Lincoln was determined that the American experiment in democracy must not fail. He argued that if a democracy allows the minority to leave anytime they don't like what the majority is doing we would be splintered into hundreds of smaller nations. The motto, united we stand divided we fall, was a motto he agreed with wholeheartedly. I have to admit it is a convincing argument, that if democracy is our goal we should fight to preserve it. However, is democracy our goal and supreme value?
 
Lincoln did offer to reunited the union and allow the Confederate states to determine for themselves when they would discontinue slavery. He also said that he did not have malice toward any; he just wanted the union restored above all.
 
"With malice toward none; with charity for all; with firmness in the right, as God gives us to see the right, let us strive on to finish the work we are in; to bind up the nation's wounds; to care for him who shall have borne the battle, and for his widow, and his orphan."

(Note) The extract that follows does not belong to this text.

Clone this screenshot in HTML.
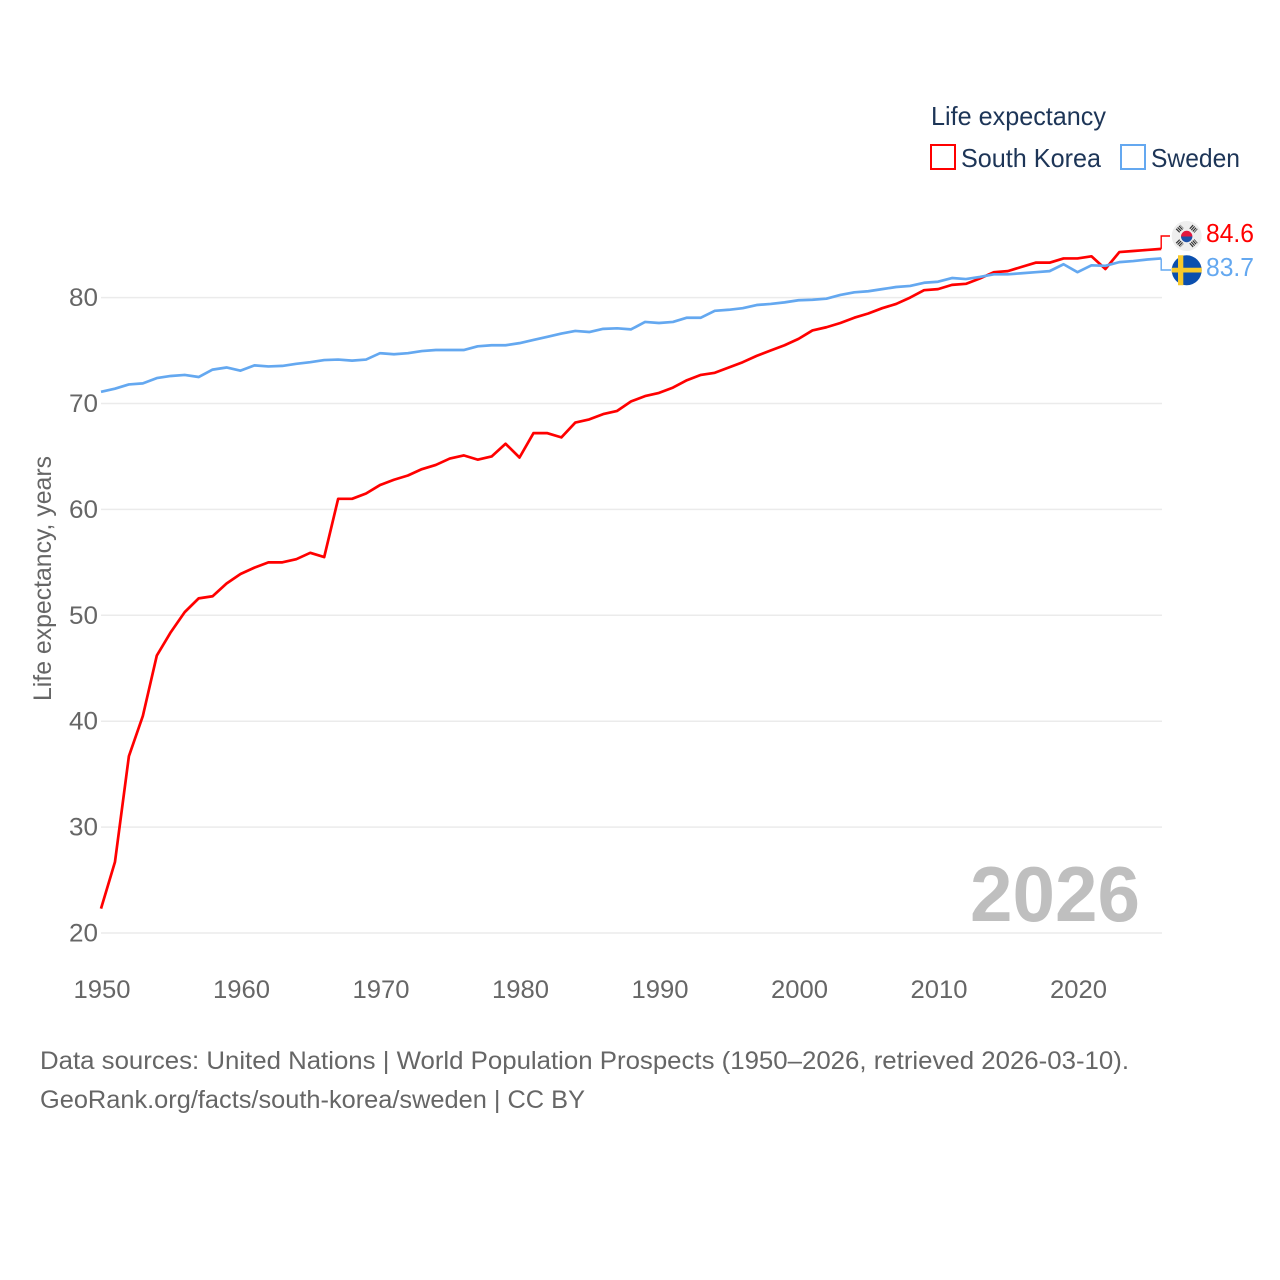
<!DOCTYPE html>
<html lang="en">
<head>
<meta charset="utf-8">
<title>Life expectancy: South Korea and Sweden</title>
<style>
html,body{margin:0;padding:0;background:#fff;}
svg{display:block;font-family:"Liberation Sans",sans-serif;}
</style>
</head>
<body>
<svg id="chart" width="1280" height="1280" viewBox="0 0 1280 1280" xmlns="http://www.w3.org/2000/svg">
  <rect width="1280" height="1280" fill="#fff"/>
  <g id="grid"></g>
  <g id="y-axis"></g>
  <g id="x-axis"></g>
  <text transform="translate(51,701) rotate(-90)" font-size="25" fill="#666" textLength="245" lengthAdjust="spacingAndGlyphs">Life expectancy, years</text>
  <text x="970" y="921" font-size="78" font-weight="700" fill="#bfbfbf" textLength="170" lengthAdjust="spacingAndGlyphs">2026</text>
  <g id="series"></g>

  <g>
    <text x="931" y="125" font-size="26" fill="#1d3557" textLength="175" lengthAdjust="spacingAndGlyphs">Life expectancy</text>
    <g>
      <rect x="931" y="145" width="24" height="24" fill="#fff" stroke="#ff0000" stroke-width="2"/>
      <text x="961" y="167" font-size="26" fill="#1d3557" textLength="140" lengthAdjust="spacingAndGlyphs">South Korea</text>
    </g>
    <g>
      <rect x="1121" y="145" width="24" height="24" fill="#fff" stroke="#64a8f0" stroke-width="2"/>
      <text x="1151" y="167" font-size="26" fill="#1d3557" textLength="89" lengthAdjust="spacingAndGlyphs">Sweden</text>
    </g>
  </g>

  <g>
    <circle cx="1186.700" cy="236" r="15" fill="#eeeeee"/>
    <path d="M1181 236.500a5.700 5.700 0 0 1 11.400 0z" fill="#e3173e"/>
    <path d="M1181 236.500a5.700 5.700 0 0 0 11.400 0z" fill="#1c50a8"/>
    <g stroke="#333" stroke-width="5" stroke-dasharray="1.200 0.800">
      <line x1="1177.500" y1="231" x2="1182" y2="226.500"/>
      <line x1="1191" y1="226.500" x2="1196" y2="231"/>
      <line x1="1177.500" y1="241" x2="1182" y2="245.500"/>
      <line x1="1191" y1="245.500" x2="1196" y2="241"/>
    </g>
  </g>
  <g>
    <circle cx="1186.700" cy="270.300" r="15" fill="#0b4fae"/>
    <path d="M1171.700 267.700h6.300v-12.400h5.300v12.400h18.400v4.800h-18.400v12.800h-5.300v-12.800h-6.300z" fill="#f7c92c"/>
  </g>

  <g>
    <text x="40" y="1069" font-size="25" fill="#666" textLength="1089" lengthAdjust="spacingAndGlyphs">Data sources: United Nations | World Population Prospects (1950–2026, retrieved 2026-03-10).</text>
    <text x="40" y="1108" font-size="25" fill="#666" textLength="545" lengthAdjust="spacingAndGlyphs">GeoRank.org/facts/south-korea/sweden | CC BY</text>
  </g>
</svg>
<script>
const years = [1950,1951,1952,1953,1954,1955,1956,1957,1958,1959,1960,1961,1962,1963,1964,1965,1966,1967,1968,1969,1970,1971,1972,1973,1974,1975,1976,1977,1978,1979,1980,1981,1982,1983,1984,1985,1986,1987,1988,1989,1990,1991,1992,1993,1994,1995,1996,1997,1998,1999,2000,2001,2002,2003,2004,2005,2006,2007,2008,2009,2010,2011,2012,2013,2014,2015,2016,2017,2018,2019,2020,2021,2022,2023,2024,2025,2026];
const southKorea = [22.3,26.7,36.7,40.5,46.2,48.4,50.3,51.6,51.8,53,53.9,54.5,55,55,55.3,55.9,55.5,61,61,61.5,62.3,62.8,63.2,63.8,64.2,64.8,65.1,64.7,65,66.2,64.9,67.2,67.2,66.8,68.2,68.5,69,69.3,70.2,70.7,71,71.5,72.2,72.7,72.9,73.4,73.9,74.5,75,75.5,76.1,76.9,77.2,77.6,78.1,78.5,79,79.4,80,80.7,80.8,81.2,81.3,81.8,82.4,82.5,82.9,83.3,83.3,83.7,83.7,83.9,82.7,84.3,84.4,84.5,84.6];
const sweden = [71.1,71.4,71.8,71.9,72.4,72.6,72.7,72.5,73.2,73.4,73.1,73.6,73.5,73.55,73.75,73.9,74.1,74.15,74.05,74.15,74.75,74.65,74.75,74.95,75.05,75.05,75.05,75.4,75.5,75.5,75.7,76,76.3,76.6,76.85,76.75,77.05,77.1,77,77.7,77.6,77.7,78.1,78.1,78.75,78.85,79,79.3,79.4,79.55,79.75,79.8,79.9,80.25,80.5,80.6,80.8,81,81.1,81.4,81.5,81.85,81.75,81.95,82.2,82.2,82.3,82.4,82.5,83.15,82.4,83.05,83,83.35,83.45,83.6,83.7];
const yTicks = [20,30,40,50,60,70,80];
const xTicks = [1950,1960,1970,1980,1990,2000,2010,2020];

const NS = 'http://www.w3.org/2000/svg';
const xScale = function (year) { return 101 + (year - 1950) * 13.95; };
const yScale = function (value) { return 933 - (value - 20) * 10.59; };

const gridGroup = document.getElementById('grid');
const yGroup = document.getElementById('y-axis');
const xGroup = document.getElementById('x-axis');
const seriesGroup = document.getElementById('series');
const svgRoot = document.getElementById('chart');

yTicks.forEach(function (tick) {
  const line = document.createElementNS(NS, 'line');
  
  
  line.setAttribute('x1', 101);
  line.setAttribute('x2', 1162);
  line.setAttribute('y1', yScale(tick));
  line.setAttribute('y2', yScale(tick));
  line.setAttribute('stroke', '#ebebeb');
  line.setAttribute('stroke-width', 1.5);
  gridGroup.appendChild(line);

  const label = document.createElementNS(NS, 'text');
  
  
  label.setAttribute('x', 69);
  label.setAttribute('y', yScale(tick) + 8.5);
  label.setAttribute('font-size', 25);
  label.setAttribute('fill', '#666');
  label.setAttribute('textLength', 29);
  label.setAttribute('lengthAdjust', 'spacingAndGlyphs');
  label.textContent = String(tick);
  yGroup.appendChild(label);
});

xTicks.forEach(function (tick) {
  const label = document.createElementNS(NS, 'text');
  
  
  label.setAttribute('x', xScale(tick) - 27.5);
  label.setAttribute('y', 998);
  label.setAttribute('font-size', 25);
  label.setAttribute('fill', '#666');
  label.setAttribute('textLength', 57);
  label.setAttribute('lengthAdjust', 'spacingAndGlyphs');
  label.textContent = String(tick);
  xGroup.appendChild(label);
});

function linePoints(values) {
  return values.map(function (value, i) {
    return xScale(years[i]).toFixed(2) + ',' + yScale(value).toFixed(2);
  }).join(' ');
}

const koreaLine = document.createElementNS(NS, 'polyline');


koreaLine.setAttribute('points', linePoints(southKorea));
koreaLine.setAttribute('fill', 'none');
koreaLine.setAttribute('stroke', '#ff0000');
koreaLine.setAttribute('stroke-width', 2.7);
koreaLine.setAttribute('stroke-linejoin', 'round');
seriesGroup.appendChild(koreaLine);

const swedenLine = document.createElementNS(NS, 'polyline');


swedenLine.setAttribute('points', linePoints(sweden));
swedenLine.setAttribute('fill', 'none');
swedenLine.setAttribute('stroke', '#64a8f0');
swedenLine.setAttribute('stroke-width', 2.7);
swedenLine.setAttribute('stroke-linejoin', 'round');
seriesGroup.appendChild(swedenLine);

const lastYearX = xScale(years[years.length - 1]);
const koreaLast = southKorea[southKorea.length - 1];
const swedenLast = sweden[sweden.length - 1];

const koreaConnector = document.createElementNS(NS, 'polyline');


koreaConnector.setAttribute('points', lastYearX + ',' + yScale(koreaLast) + ' ' + lastYearX + ',236 1170,236');
koreaConnector.setAttribute('fill', 'none');
koreaConnector.setAttribute('stroke', '#ff0000');
koreaConnector.setAttribute('stroke-width', 1.4);
seriesGroup.appendChild(koreaConnector);

const swedenConnector = document.createElementNS(NS, 'polyline');


swedenConnector.setAttribute('points', lastYearX + ',' + yScale(swedenLast) + ' ' + lastYearX + ',270 1171,270');
swedenConnector.setAttribute('fill', 'none');
swedenConnector.setAttribute('stroke', '#64a8f0');
swedenConnector.setAttribute('stroke-width', 1.4);
seriesGroup.appendChild(swedenConnector);

const koreaValue = document.createElementNS(NS, 'text');


koreaValue.setAttribute('x', 1206);
koreaValue.setAttribute('y', 242);
koreaValue.setAttribute('font-size', 26);
koreaValue.setAttribute('fill', '#ff0000');
koreaValue.setAttribute('textLength', 48);
koreaValue.setAttribute('lengthAdjust', 'spacingAndGlyphs');
koreaValue.textContent = koreaLast.toFixed(1);
svgRoot.appendChild(koreaValue);

const swedenValue = document.createElementNS(NS, 'text');


swedenValue.setAttribute('x', 1206);
swedenValue.setAttribute('y', 276);
swedenValue.setAttribute('font-size', 26);
swedenValue.setAttribute('fill', '#64a8f0');
swedenValue.setAttribute('textLength', 48);
swedenValue.setAttribute('lengthAdjust', 'spacingAndGlyphs');
swedenValue.textContent = swedenLast.toFixed(1);
svgRoot.appendChild(swedenValue);
</script>
</body>
</html>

—Lincoln's Second Inaugural Address
 
The North won and the nation was reunited with slavery outlawed. No one can argue that the end of slavery is a good thing. The question is, were the lost lives worth the preservation of the union? If the Union is worth preserving then the question then is does the ends justify the means. We have been taught that it did. Were we taught that because the winner writes the history?
 
I have to look at it from a different point of view. Do we always have to view this in terms of the nation? Can we look at it from God's point of view? Does this further His kingdom and purpose? My freedom is something I hold dear, I would lay my life down for it, but God, and His purpose comes first.
 
Is President Lincoln a hero or villain? I don't know that he was either. What do you think?